Training Data Score: 0.6485221674876848
Testing Data Score: 0.5253083794130158


STOP: TOTAL NO. of ITERATIONS REACHED LIMIT.

Increase the number of iterations (max_iter) or scale the data as shown in:
    https://scikit-learn.org/stable/modules/preprocessing.html
Please also refer to the documentation for alternative solver options:
    https://scikit-learn.org/stable/modules/linear_model.html#logistic-regression
  n_iter_i = _check_optimize_result(


In [8]:
# Train a Random Forest Classifier model and print the model score
from sklearn.ensemble import RandomForestClassifier
clf = RandomForestClassifier()
clf.fit(X_train, y_train)
print(f'Training Score: {clf.score(X_train, y_train)}')
print(f'Testing Score: {clf.score(X_test, y_test)}')

Training Score: 1.0
Testing Score: 0.5986814121650361


The random forrest classifier performed better than the logistic regression despite both scores still being rather low. I guess my origional assumption that seems to be the opposite  when it comes to the number of features the model looks at. The random forrest looking at one random feature scores higher than the regression model that looks at all features. 
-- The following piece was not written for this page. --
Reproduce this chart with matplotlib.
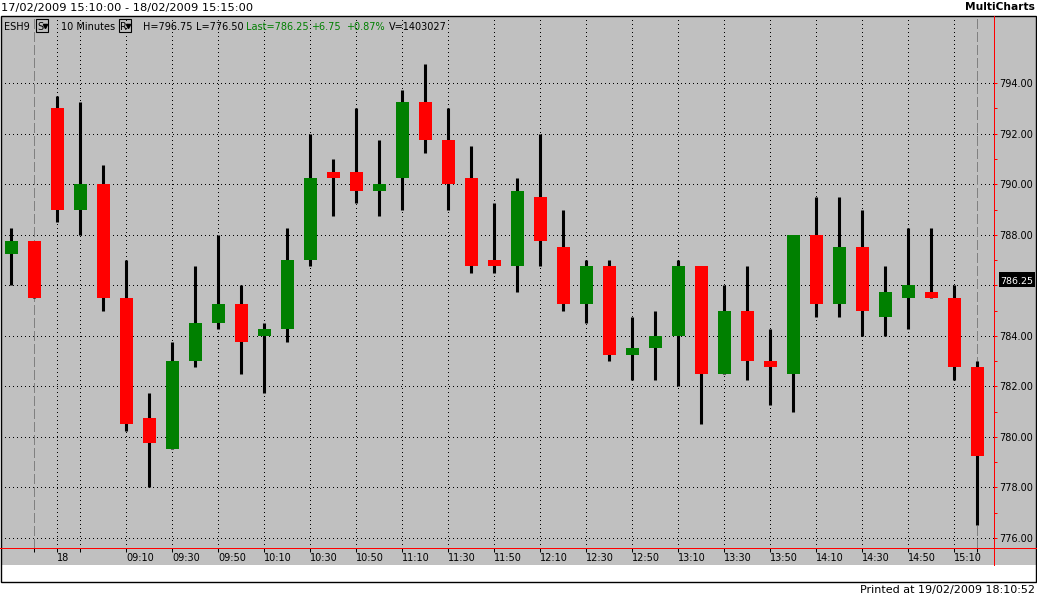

The logistic regression model should perform better on the scaled data. I think so because scaling the data puts all features on sort of the same level and since the logistic regression model looks at all features it should give a more accurate score as compared to the random forrest classifier than randomly picks one feature.

In [9]:
# Scale the data
from sklearn.preprocessing import StandardScaler
scaler = StandardScaler()
scaler.fit(X_train)
X_train_scaled = scaler.transform(X_train)
X_test_scaled = scaler.transform(X_test)

In [10]:
# Train the Logistic Regression model on the scaled data and print the model score
classifier_scaled = LogisticRegression()
classifier_scaled.fit(X_train_scaled, y_train)
print(f"Training Data Score: {classifier_scaled.score(X_train_scaled, y_train)}")
print(f"Testing Data Score: {classifier_scaled.score(X_test_scaled, y_test)}")

Training Data Score: 0.713136288998358
Testing Data Score: 0.7201190982560612


STOP: TOTAL NO. of ITERATIONS REACHED LIMIT.

Increase the number of iterations (max_iter) or scale the data as shown in:
    https://scikit-learn.org/stable/modules/preprocessing.html
Please also refer to the documentation for alternative solver options:
    https://scikit-learn.org/stable/modules/linear_model.html#logistic-regression
  n_iter_i = _check_optimize_result(


In [11]:
# Train a Random Forest Classifier model on the scaled data and print the model score
clf_scaled = RandomForestClassifier()
clf_scaled.fit(X_train_scaled, y_train)
print(f'Training Score: {clf_scaled.score(X_train_scaled, y_train)}')
print(f'Testing Score: {clf_scaled.score(X_test_scaled, y_test)}')

Training Score: 1.0
Testing Score: 0.6522756273925989


For the test scores we see that both models performed better on the scaled data with the logistic regression model performing better that the random forrest classifier just as I expected while working with the scaled data.